GIVEN DATA:
============================================================
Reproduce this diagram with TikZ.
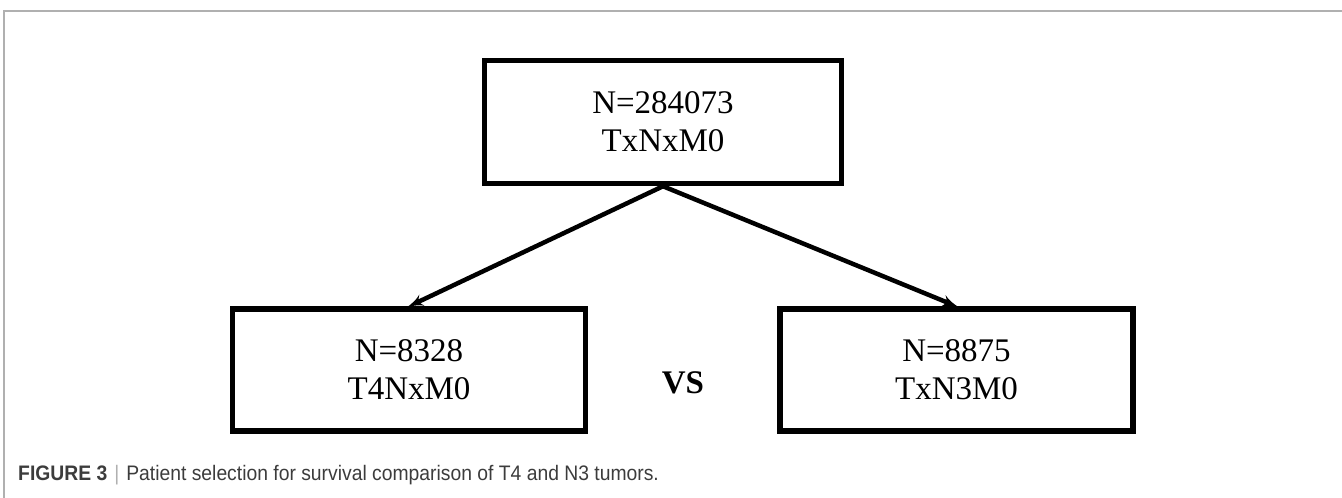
\documentclass[tikz,border=0pt]{standalone}
\usepackage{fontspec}
\setmainfont{Liberation Serif}
\newfontfamily\capfont[FakeStretch=0.92]{Liberation Sans}
\newfontfamily\capboldfont[FakeStretch=0.92]{Liberation Sans Bold}
\usetikzlibrary{shapes,arrows}
\definecolor{framegray}{RGB}{176,176,176}
\definecolor{captiongray}{RGB}{60,60,60}

\begin{document}
\begin{tikzpicture}[x=1pt, y=-1pt,
    block_center/.style ={rectangle, draw=black, line width=5.5pt, fill=white,
      align=center, inner sep=0pt, font=\fontsize{33}{38}\selectfont},
    block_top/.style ={block_center, minimum width=357pt, minimum height=123pt},
    block_bottom/.style ={block_center, minimum width=353pt, minimum height=122pt},
    block_clear/.style ={rectangle, draw=none, inner sep=0pt},
      line/.style ={draw, line width=4.5pt, -latex', shorten >=-2pt}]
    \useasboundingbox (0,0) rectangle (1342,498);
    % figure frame (top and left rules only)
    \draw [framegray, line width=1.5pt] (4,498) -- (4,11) -- (1342,11);
    % boxes
    \node [block_top] (all) at (663,122) {N=284073\\TxNxM0};
    \node [block_bottom] (t4) at (409,370) {N=8328\\T4NxM0};
    \node [block_bottom] (n3) at (956.5,370) {N=8875\\TxN3M0};
    \node [block_clear, font=\bfseries\fontsize{33}{38}\selectfont] (vs) at (683,383) {VS};
    % caption
    \node [block_clear, anchor=west, text=captiongray] (caption) at (18,475)
      {\fontsize{21}{24}\selectfont\capboldfont FIGURE 3\hspace{7pt}\textcolor{framegray}{\capfont|}\hspace{7pt}\capfont Patient selection for survival comparison of T4 and N3 tumors.};
    % connecting nodes with paths
    \begin{scope}[every path/.style=line]
      \path (all.south) -- (t4.north);
      \path (all.south) -- (n3.north);
    \end{scope}
  \end{tikzpicture}
\end{document}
============================================================
YOUR GOAL: Replicate the material above verbatim; images stay out of the copy.

SOLUTION FOR THIS TASK:
Reproduce this diagram with TikZ.
\documentclass[tikz,border=0pt]{standalone}
\usepackage{fontspec}
\setmainfont{Liberation Serif}
\newfontfamily\capfont[FakeStretch=0.92]{Liberation Sans}
\newfontfamily\capboldfont[FakeStretch=0.92]{Liberation Sans Bold}
\usetikzlibrary{shapes,arrows}
\definecolor{framegray}{RGB}{176,176,176}
\definecolor{captiongray}{RGB}{60,60,60}

\begin{document}
\begin{tikzpicture}[x=1pt, y=-1pt,
    block_center/.style ={rectangle, draw=black, line width=5.5pt, fill=white,
      align=center, inner sep=0pt, font=\fontsize{33}{38}\selectfont},
    block_top/.style ={block_center, minimum width=357pt, minimum height=123pt},
    block_bottom/.style ={block_center, minimum width=353pt, minimum height=122pt},
    block_clear/.style ={rectangle, draw=none, inner sep=0pt},
      line/.style ={draw, line width=4.5pt, -latex', shorten >=-2pt}]
    \useasboundingbox (0,0) rectangle (1342,498);
    % figure frame (top and left rules only)
    \draw [framegray, line width=1.5pt] (4,498) -- (4,11) -- (1342,11);
    % boxes
    \node [block_top] (all) at (663,122) {N=284073\\TxNxM0};
    \node [block_bottom] (t4) at (409,370) {N=8328\\T4NxM0};
    \node [block_bottom] (n3) at (956.5,370) {N=8875\\TxN3M0};
    \node [block_clear, font=\bfseries\fontsize{33}{38}\selectfont] (vs) at (683,383) {VS};
    % caption
    \node [block_clear, anchor=west, text=captiongray] (caption) at (18,475)
      {\fontsize{21}{24}\selectfont\capboldfont FIGURE 3\hspace{7pt}\textcolor{framegray}{\capfont|}\hspace{7pt}\capfont Patient selection for survival comparison of T4 and N3 tumors.};
    % connecting nodes with paths
    \begin{scope}[every path/.style=line]
      \path (all.south) -- (t4.north);
      \path (all.south) -- (n3.north);
    \end{scope}
  \end{tikzpicture}
\end{document}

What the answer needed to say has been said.